Unified Model for Axial Bearing Capacity of Concrete-Filled Steel Tubular Circular Columns Based on Hoek–Brown Failure Criterion

Abstract

Concrete-filled steel tubular (CFST) composite columns can overcome the brittleness of concrete and improve the plastic deformation ability of concrete, thus improving its strength and deformation ability. At present, most of the published models for predicting the axial bearing capacity of CFST columns are empirical models based on the nonlinear fitting of experimental data, which has some limitations on the application of the models. Therefore, to establish a new unified theoretical model, a new ultimate compressive strength of core concrete was established by the Hoek–Brown failure criterion, and the conversion formula between the cube and cylinder compressive strength was also established in this paper. At the same time, the strength-reduction coefficient influenced by the slenderness ratio was also established. The newly established unified model can predict the axial bearing capacity of CFST columns with different steel types, concrete types, slenderness ratios, diameter-to-thickness ratios, and cross-sectional dimensions.
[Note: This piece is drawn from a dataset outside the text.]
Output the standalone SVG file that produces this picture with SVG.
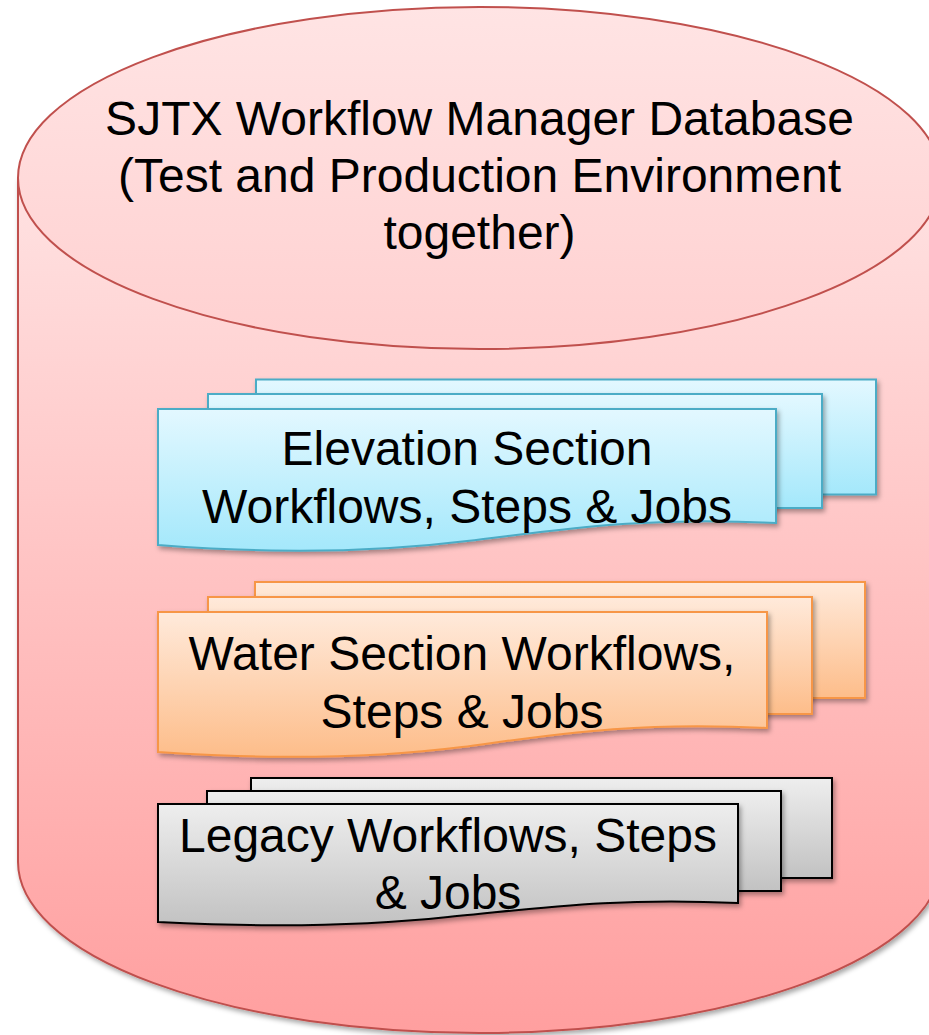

At the same time, the newly established unified model can be applied to a wider range of test parameters. To determine the parameters in the proposed model and assess the models, a total of 798 test data were collected. Based on the test database, the existing models and the proposed model were evaluated. The results show that the proposed model has very high accuracy in predicting the test results of CFST short and long columns, and the average value (AV) and integral absolute error (IAE) are 1.012 and 0.094, respectively. In addition, the model proposed in this paper also has high accuracy in predicting the axial bearing capacity of CFST columns under high temperatures.